I am attempting to use a list of Indexed ID’s stored in Dremio as a way to quickly lookup entries in a table with 200+ million rows. IOn oracle, the ID’s are stored as the Data Type “NUMBER”
When I run a query like
select * from oracle.big_table where big_table_id = 123456789
the query runs and I get the results back in less than a second.
Even if I run something like
select * from oracle.big_table where big_table_id in (List of 100 ID’s)
I get good performance.
But if I have a table in Dremio with the same 100 ID’s (dremio.table_ids) and try to run
select * from oracle.big_table where big_table_id in (select ID from dremio.table_ids)
It takes forever to run. Is there any way to make this work?
@sgoldsmith Wondering if the push down to Oracle is causing a FTS, any chance you can send us the 3 job profiles?
@sgoldsmith I see 3 profiles
1b1302e9-cc8c-32e5-6b73-31b0e6adca00 I see the filter gets pushed down and query completes in 0.24s
1b130214-c8d3-ae86-1ba2-db98095ed200 It is a IN FILTER rewritten as OR and filter does get push down and query completes in 0.26s
1b1301f3-8d23-d05d-f8c7-9d727c04b700 is a join between an Oracle Table and a PARQUET dataset, there is no push down possible in this and query completes in 1.3s
What is your specific concern?
Do you have the profile when it runs forever?

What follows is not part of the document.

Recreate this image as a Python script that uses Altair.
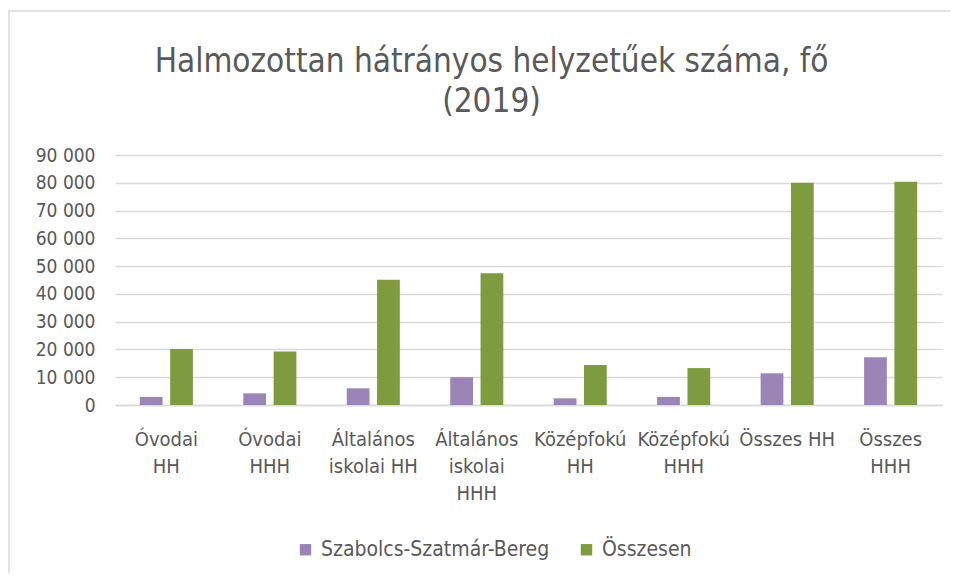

Cancel after it runs for say 30m and send us the profile
Here is the profile of the long run.
e6eacacd-183b-4533-95be-4692229cd409.zip (18.8 KB)

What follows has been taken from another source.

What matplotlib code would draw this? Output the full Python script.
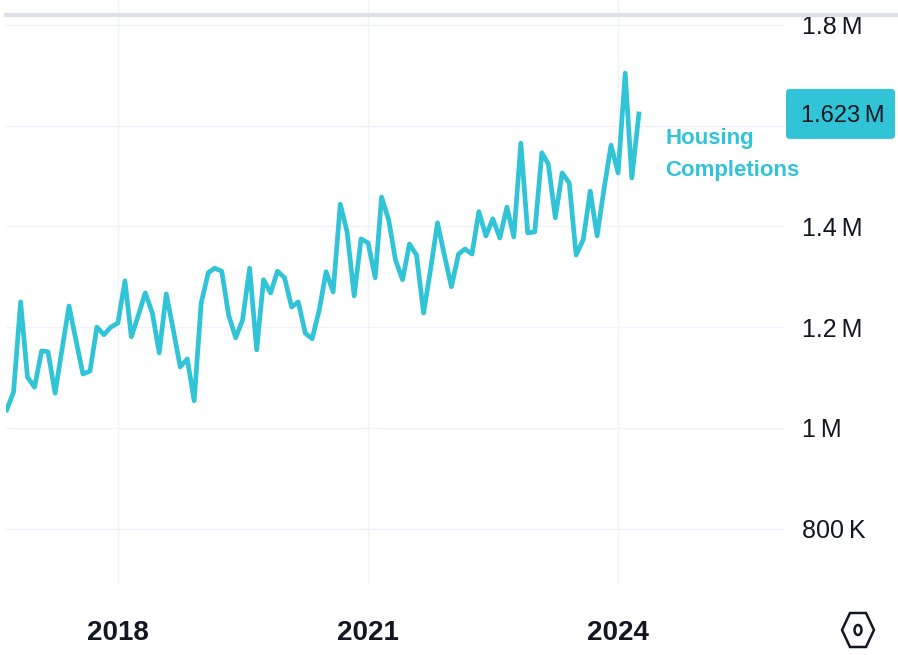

@sgoldsmith Looks like there is no FILTER in the query and it is selecting all records from Oracle, since the query is cancelled, not sure how many records in the Oracle table. How many records are there in
HOLDINGDBO.POSITION_DETAIL? Since the inner query is from PARQUET, the result of the inner query cannot be pushed down into Oracle as they are 2 different sources in Oracle
I cancelled the query after about an hour. The HOLDINGDBO.POSITION_DETAIL has around 4.3 billion records.
@sgoldsmith Currently pushing down results from another source’s results into a different source. Can we archive the table and then create a reflection on the live table?